Leave out all pictures and give back precisely the lines from the line with "Clone this chart in D3.js." to the line with "const peakHeights = [5.5, 6, 6, 4, 6.5, 7, 100, 26];", including those two lines.

The input:
☆ ☆ ☆ ☆ ☆
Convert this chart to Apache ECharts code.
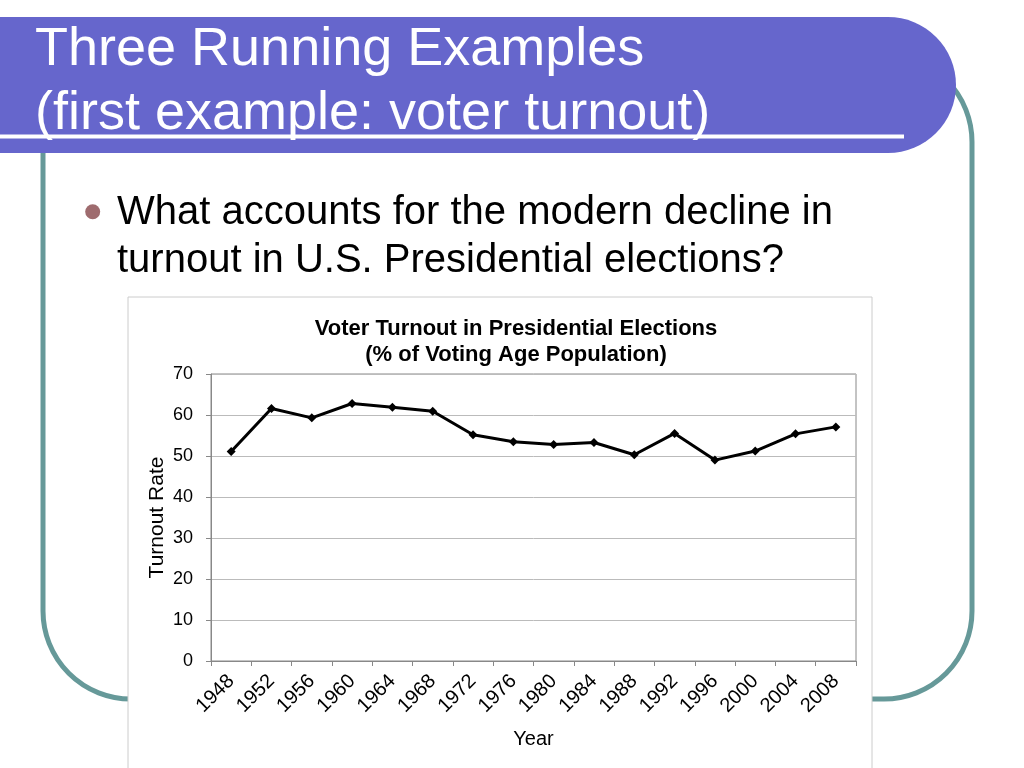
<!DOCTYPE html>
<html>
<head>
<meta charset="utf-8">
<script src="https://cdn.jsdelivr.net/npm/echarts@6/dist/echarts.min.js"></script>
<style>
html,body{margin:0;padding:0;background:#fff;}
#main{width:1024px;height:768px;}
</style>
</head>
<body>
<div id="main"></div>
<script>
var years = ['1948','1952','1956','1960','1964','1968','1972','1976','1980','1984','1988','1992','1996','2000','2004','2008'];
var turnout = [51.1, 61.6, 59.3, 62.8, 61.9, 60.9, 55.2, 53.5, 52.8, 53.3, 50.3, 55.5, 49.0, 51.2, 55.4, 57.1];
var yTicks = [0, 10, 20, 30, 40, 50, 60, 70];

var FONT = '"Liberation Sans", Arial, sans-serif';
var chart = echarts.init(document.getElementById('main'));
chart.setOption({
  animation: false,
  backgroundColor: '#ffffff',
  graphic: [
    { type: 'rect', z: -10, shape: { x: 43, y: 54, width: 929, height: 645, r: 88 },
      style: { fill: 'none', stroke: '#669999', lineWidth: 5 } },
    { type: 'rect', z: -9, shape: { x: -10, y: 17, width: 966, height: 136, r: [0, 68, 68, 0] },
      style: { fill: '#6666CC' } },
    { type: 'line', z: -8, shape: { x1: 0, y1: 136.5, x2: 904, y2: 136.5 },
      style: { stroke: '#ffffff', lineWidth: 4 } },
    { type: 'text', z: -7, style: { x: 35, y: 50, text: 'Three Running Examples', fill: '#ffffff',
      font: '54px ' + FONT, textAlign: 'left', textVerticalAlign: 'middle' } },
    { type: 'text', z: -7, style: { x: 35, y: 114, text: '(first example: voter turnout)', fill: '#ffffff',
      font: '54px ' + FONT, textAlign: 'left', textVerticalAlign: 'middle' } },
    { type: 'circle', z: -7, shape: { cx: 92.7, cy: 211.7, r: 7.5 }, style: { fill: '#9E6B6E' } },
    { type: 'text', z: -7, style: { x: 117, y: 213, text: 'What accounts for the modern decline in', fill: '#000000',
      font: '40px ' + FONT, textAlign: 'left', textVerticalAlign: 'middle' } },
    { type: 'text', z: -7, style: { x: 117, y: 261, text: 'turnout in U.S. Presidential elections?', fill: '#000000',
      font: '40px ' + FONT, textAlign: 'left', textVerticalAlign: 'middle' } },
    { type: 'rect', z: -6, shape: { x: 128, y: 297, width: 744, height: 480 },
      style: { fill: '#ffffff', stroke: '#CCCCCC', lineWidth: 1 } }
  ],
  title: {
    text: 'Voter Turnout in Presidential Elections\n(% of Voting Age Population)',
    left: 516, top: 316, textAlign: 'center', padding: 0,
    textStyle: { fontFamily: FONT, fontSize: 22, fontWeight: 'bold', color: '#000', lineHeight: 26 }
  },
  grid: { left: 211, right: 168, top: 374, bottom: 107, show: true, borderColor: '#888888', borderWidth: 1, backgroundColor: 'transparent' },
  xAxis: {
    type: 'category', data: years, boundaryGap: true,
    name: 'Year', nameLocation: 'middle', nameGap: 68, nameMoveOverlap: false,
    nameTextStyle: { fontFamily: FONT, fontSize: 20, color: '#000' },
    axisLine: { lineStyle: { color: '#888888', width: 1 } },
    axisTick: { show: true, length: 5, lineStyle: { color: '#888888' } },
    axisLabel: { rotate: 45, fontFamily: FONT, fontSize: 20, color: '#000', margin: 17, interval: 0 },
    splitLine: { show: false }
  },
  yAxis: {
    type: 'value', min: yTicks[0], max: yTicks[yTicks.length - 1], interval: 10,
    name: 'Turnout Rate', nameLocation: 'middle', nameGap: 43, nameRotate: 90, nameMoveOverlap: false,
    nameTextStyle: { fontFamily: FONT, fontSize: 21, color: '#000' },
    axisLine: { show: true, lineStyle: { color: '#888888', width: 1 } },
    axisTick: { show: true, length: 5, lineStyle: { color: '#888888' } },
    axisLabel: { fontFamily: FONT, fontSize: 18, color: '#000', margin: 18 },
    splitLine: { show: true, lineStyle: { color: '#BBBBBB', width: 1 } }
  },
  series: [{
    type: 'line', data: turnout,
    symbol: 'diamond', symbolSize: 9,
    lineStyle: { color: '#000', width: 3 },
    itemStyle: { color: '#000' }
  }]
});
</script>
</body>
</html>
☆ ☆ ☆ ☆ ☆
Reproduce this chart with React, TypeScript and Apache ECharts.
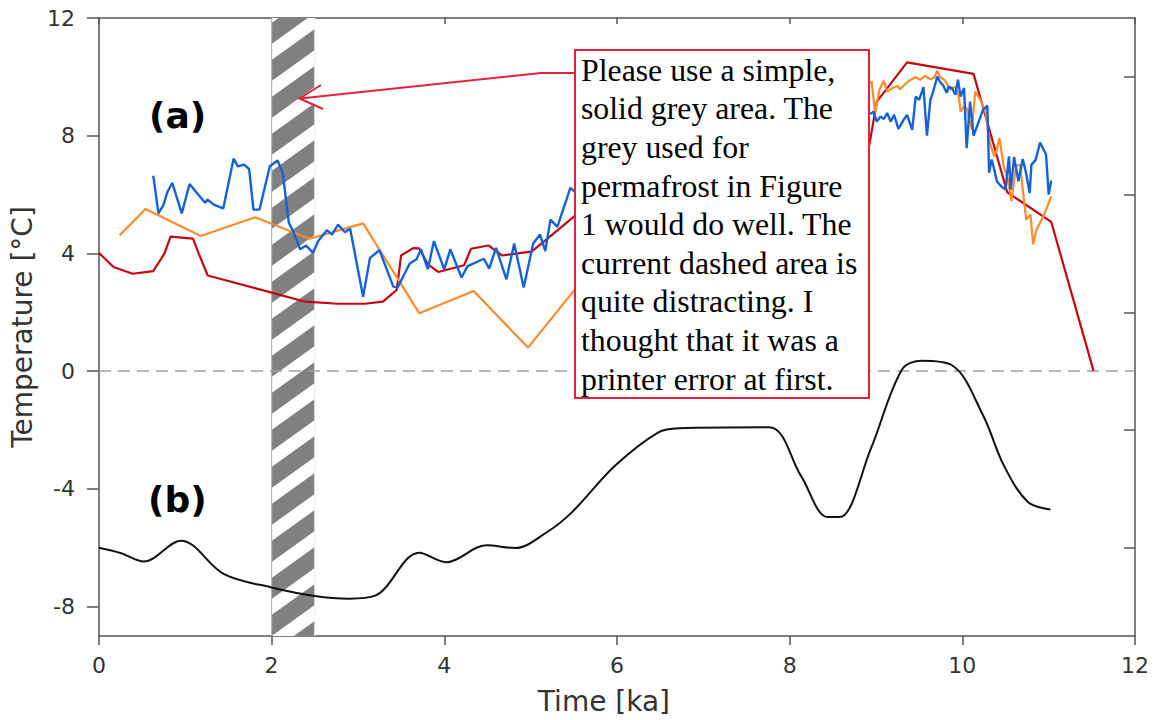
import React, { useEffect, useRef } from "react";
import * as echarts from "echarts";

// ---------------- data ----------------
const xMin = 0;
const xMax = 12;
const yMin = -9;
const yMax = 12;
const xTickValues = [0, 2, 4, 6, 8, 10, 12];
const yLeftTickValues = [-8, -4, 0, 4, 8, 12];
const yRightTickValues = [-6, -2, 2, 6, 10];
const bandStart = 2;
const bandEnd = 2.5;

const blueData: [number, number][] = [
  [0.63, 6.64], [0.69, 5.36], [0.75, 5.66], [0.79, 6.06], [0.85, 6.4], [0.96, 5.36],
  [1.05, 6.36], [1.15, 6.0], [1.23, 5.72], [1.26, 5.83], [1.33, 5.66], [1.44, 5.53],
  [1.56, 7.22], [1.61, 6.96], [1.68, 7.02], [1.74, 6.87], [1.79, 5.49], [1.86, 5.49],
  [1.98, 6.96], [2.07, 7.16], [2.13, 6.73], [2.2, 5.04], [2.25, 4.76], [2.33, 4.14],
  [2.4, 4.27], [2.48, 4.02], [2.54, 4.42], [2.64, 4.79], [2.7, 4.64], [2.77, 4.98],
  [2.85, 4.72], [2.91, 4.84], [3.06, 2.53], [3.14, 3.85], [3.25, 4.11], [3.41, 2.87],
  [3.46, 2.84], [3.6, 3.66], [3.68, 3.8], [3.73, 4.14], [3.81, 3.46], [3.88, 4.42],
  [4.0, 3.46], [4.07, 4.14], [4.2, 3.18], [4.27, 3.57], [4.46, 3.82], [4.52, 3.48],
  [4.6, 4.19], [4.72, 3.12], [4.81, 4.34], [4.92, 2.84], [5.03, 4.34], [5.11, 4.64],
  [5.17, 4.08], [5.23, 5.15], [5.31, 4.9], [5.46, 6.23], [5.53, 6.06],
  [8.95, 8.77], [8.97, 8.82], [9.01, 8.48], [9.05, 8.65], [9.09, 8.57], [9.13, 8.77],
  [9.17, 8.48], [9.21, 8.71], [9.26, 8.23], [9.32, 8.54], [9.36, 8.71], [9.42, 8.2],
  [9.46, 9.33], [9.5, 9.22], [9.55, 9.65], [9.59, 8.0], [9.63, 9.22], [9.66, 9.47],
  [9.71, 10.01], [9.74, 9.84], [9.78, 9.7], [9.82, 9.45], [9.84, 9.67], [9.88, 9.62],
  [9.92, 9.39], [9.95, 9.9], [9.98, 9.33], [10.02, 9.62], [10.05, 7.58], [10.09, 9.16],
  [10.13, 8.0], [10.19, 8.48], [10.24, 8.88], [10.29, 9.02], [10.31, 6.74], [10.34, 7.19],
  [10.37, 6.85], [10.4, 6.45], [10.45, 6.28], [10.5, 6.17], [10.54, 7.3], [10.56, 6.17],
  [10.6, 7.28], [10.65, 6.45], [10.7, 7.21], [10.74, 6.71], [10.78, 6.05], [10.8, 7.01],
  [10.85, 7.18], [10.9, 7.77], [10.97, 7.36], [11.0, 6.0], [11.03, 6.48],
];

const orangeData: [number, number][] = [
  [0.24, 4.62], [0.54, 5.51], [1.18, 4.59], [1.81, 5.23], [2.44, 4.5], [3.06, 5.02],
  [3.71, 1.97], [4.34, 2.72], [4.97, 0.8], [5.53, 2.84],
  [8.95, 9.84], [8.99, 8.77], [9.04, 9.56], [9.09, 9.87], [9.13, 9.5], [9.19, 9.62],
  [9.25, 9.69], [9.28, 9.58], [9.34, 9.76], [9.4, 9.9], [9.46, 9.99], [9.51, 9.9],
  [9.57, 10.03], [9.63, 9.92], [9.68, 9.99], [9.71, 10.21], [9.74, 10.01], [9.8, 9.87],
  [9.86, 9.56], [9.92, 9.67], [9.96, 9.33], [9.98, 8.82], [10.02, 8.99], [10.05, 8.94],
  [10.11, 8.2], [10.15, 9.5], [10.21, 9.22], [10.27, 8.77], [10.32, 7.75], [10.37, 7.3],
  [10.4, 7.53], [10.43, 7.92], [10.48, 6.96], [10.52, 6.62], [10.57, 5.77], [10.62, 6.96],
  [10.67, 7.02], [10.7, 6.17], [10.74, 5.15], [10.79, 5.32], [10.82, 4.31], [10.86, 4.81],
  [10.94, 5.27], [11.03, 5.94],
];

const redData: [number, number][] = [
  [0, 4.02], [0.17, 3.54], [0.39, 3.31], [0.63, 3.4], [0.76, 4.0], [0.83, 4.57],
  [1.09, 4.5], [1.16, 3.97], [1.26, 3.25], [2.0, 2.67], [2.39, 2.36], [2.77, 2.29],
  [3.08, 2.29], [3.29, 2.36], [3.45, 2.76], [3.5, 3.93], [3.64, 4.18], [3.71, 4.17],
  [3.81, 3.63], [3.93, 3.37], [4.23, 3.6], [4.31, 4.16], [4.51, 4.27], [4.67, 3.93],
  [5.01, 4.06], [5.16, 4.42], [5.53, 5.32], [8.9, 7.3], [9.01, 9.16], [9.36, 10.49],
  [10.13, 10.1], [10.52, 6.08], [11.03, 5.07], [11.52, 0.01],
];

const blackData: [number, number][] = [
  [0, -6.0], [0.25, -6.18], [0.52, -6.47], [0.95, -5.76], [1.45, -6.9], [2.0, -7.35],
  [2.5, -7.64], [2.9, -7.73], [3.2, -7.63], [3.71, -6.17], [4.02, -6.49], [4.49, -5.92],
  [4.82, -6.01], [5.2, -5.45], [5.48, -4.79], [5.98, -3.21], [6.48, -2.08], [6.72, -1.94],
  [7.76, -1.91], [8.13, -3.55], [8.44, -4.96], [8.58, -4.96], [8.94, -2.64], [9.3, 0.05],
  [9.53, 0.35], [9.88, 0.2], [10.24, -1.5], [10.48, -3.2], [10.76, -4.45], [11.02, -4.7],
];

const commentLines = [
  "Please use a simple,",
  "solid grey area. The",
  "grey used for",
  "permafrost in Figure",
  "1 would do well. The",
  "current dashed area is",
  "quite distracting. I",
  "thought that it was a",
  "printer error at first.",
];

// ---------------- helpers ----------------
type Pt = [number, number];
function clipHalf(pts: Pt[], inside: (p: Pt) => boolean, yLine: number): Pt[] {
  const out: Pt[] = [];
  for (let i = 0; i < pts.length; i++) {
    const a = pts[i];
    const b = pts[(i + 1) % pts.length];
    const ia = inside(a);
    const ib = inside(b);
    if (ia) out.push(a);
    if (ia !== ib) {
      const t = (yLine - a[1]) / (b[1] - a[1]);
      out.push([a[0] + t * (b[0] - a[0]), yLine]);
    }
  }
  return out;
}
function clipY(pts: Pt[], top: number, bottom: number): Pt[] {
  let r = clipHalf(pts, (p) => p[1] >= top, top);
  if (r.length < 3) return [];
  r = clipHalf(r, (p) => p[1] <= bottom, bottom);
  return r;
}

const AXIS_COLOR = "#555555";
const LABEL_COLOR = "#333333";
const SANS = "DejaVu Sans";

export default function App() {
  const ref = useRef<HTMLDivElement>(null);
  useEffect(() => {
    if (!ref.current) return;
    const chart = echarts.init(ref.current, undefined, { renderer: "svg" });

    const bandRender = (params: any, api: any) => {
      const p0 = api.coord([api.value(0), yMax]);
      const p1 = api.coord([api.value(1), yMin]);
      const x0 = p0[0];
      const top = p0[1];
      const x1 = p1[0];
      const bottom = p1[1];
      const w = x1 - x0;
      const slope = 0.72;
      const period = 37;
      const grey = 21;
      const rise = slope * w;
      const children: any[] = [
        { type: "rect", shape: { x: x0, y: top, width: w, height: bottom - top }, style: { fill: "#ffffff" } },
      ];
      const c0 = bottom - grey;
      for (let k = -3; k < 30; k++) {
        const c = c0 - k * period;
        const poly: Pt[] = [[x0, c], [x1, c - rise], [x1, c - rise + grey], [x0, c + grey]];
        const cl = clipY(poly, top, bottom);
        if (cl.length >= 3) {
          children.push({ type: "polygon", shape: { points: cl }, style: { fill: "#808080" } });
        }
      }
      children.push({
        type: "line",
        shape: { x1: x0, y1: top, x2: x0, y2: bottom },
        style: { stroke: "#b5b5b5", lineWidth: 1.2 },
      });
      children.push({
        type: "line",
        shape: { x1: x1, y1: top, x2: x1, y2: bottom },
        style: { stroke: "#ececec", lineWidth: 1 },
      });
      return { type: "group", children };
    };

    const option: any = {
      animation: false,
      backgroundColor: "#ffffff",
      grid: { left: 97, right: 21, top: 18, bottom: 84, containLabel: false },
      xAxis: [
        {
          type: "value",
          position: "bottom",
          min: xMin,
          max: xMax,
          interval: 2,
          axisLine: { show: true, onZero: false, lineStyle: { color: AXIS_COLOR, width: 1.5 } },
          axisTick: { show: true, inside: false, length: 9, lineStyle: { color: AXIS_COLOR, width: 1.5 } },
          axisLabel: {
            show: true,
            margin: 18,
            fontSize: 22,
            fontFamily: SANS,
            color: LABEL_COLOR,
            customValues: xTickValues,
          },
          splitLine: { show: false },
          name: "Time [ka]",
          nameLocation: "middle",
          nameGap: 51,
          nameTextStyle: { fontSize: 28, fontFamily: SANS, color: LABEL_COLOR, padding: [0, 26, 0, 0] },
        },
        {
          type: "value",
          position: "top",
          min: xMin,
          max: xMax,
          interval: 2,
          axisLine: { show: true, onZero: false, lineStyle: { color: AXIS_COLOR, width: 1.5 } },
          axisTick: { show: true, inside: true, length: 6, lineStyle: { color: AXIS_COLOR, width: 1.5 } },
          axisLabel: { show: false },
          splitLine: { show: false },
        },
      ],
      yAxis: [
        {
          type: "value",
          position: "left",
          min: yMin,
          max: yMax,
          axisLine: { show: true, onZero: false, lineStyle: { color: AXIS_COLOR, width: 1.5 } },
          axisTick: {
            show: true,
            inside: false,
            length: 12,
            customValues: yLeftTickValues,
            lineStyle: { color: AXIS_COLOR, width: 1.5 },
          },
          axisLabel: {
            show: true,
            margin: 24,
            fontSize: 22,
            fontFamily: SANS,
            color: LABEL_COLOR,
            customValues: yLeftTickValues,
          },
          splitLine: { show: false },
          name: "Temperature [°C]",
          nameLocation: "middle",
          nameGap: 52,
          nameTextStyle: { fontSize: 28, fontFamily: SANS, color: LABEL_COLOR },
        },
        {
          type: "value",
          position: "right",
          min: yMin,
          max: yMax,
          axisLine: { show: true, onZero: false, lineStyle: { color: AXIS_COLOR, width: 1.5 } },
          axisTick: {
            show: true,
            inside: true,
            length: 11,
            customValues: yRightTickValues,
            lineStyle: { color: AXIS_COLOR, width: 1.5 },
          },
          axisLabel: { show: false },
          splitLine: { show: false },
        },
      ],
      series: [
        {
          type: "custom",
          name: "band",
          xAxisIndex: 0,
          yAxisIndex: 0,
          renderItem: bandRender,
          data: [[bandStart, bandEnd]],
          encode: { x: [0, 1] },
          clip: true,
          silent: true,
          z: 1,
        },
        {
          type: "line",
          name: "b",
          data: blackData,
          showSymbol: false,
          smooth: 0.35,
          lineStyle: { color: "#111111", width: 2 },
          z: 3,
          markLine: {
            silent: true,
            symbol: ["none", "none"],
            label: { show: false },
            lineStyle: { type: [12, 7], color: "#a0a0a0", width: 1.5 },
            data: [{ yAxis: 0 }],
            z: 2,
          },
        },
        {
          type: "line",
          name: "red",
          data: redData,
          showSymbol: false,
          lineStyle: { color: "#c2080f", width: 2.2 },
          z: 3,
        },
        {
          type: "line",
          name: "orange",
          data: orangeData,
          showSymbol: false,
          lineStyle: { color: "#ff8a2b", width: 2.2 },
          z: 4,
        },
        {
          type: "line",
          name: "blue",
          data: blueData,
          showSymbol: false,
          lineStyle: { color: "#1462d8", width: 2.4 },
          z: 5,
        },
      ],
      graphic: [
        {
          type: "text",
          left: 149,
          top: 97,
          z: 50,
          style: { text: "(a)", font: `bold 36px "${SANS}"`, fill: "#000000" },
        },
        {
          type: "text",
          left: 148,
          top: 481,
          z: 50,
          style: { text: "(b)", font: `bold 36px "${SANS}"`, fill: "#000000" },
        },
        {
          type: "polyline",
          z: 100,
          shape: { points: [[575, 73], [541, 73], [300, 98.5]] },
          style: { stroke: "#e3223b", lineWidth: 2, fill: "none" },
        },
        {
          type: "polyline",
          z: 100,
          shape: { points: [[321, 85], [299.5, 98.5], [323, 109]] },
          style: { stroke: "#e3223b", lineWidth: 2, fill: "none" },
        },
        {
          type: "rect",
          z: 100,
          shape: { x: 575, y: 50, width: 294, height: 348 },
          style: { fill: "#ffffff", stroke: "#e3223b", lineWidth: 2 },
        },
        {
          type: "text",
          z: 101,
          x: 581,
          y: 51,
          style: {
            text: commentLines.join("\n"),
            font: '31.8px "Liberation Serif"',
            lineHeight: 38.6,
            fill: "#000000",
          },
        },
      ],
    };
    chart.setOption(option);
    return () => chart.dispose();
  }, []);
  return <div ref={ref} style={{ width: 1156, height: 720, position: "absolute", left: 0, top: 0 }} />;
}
☆ ☆ ☆ ☆ ☆
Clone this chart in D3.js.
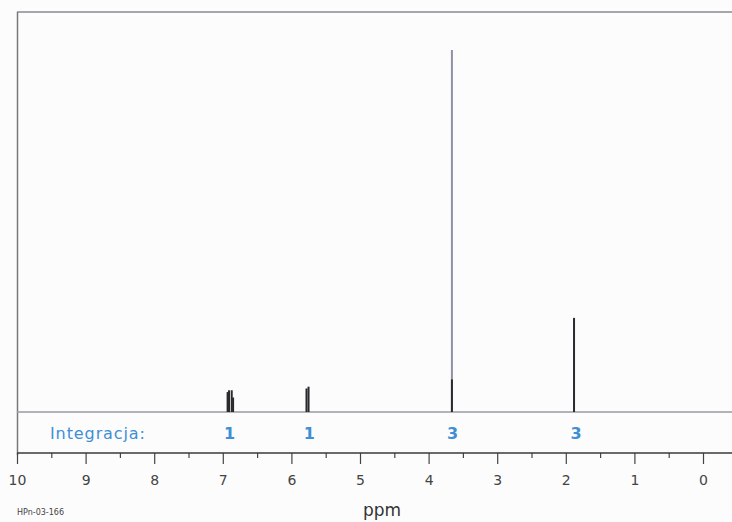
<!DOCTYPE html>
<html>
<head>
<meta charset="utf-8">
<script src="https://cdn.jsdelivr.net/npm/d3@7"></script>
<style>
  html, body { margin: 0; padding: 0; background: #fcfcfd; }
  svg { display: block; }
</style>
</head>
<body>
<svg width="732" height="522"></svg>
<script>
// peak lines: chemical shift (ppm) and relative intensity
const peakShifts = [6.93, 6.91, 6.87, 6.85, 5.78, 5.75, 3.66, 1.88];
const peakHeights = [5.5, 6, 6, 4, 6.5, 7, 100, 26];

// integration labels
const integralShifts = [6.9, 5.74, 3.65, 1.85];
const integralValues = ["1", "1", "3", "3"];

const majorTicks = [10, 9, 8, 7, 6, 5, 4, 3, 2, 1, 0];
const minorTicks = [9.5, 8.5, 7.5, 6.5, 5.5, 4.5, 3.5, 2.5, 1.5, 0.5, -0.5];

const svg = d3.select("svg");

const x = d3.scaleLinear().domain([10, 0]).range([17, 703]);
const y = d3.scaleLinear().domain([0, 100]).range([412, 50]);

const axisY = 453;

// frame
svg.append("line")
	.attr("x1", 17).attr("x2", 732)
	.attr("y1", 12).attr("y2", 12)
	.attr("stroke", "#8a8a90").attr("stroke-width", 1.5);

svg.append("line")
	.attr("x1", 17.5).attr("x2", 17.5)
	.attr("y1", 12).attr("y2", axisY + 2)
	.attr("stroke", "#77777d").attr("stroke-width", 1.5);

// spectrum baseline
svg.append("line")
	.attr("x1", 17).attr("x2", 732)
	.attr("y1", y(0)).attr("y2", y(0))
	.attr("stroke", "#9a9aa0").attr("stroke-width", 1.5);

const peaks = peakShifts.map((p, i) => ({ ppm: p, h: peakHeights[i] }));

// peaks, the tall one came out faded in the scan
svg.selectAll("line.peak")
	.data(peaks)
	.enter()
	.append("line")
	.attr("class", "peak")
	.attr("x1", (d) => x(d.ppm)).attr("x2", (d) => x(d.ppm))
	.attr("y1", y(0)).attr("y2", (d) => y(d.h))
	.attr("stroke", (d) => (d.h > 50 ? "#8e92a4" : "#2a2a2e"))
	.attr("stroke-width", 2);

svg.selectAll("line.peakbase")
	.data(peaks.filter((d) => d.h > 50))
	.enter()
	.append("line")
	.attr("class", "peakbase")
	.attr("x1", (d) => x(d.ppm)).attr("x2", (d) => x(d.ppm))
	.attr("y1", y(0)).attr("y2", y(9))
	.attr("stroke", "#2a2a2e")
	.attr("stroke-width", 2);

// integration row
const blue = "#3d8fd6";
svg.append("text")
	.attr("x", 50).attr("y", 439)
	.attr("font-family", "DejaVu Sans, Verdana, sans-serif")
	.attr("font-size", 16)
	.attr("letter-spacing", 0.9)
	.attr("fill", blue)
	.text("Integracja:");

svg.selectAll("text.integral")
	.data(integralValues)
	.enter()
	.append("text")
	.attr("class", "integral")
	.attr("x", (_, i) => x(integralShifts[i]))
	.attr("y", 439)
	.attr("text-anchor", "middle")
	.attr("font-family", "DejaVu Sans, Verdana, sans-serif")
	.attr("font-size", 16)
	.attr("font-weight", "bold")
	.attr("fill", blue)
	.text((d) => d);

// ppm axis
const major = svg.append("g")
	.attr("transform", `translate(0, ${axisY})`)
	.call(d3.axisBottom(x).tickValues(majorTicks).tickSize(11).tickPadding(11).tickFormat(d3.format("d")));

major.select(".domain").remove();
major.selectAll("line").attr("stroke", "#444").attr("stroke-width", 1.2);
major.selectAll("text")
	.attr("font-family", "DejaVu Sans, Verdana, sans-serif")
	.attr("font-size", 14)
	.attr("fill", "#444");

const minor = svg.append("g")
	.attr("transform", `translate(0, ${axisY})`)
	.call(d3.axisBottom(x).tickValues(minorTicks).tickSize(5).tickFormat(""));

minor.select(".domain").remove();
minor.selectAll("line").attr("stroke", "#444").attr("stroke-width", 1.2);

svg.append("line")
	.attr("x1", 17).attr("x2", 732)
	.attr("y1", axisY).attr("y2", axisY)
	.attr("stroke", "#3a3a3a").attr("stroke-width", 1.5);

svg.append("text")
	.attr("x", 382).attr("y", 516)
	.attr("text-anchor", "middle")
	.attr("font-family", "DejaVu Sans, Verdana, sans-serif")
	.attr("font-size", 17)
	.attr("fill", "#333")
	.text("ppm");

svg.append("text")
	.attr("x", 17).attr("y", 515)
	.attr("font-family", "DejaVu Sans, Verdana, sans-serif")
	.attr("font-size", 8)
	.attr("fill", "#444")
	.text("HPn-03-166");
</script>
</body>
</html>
☆ ☆ ☆ ☆ ☆
Written reply:
Clone this chart in D3.js.
<!DOCTYPE html>
<html>
<head>
<meta charset="utf-8">
<script src="https://cdn.jsdelivr.net/npm/d3@7"></script>
<style>
  html, body { margin: 0; padding: 0; background: #fcfcfd; }
  svg { display: block; }
</style>
</head>
<body>
<svg width="732" height="522"></svg>
<script>
// peak lines: chemical shift (ppm) and relative intensity
const peakShifts = [6.93, 6.91, 6.87, 6.85, 5.78, 5.75, 3.66, 1.88];
const peakHeights = [5.5, 6, 6, 4, 6.5, 7, 100, 26];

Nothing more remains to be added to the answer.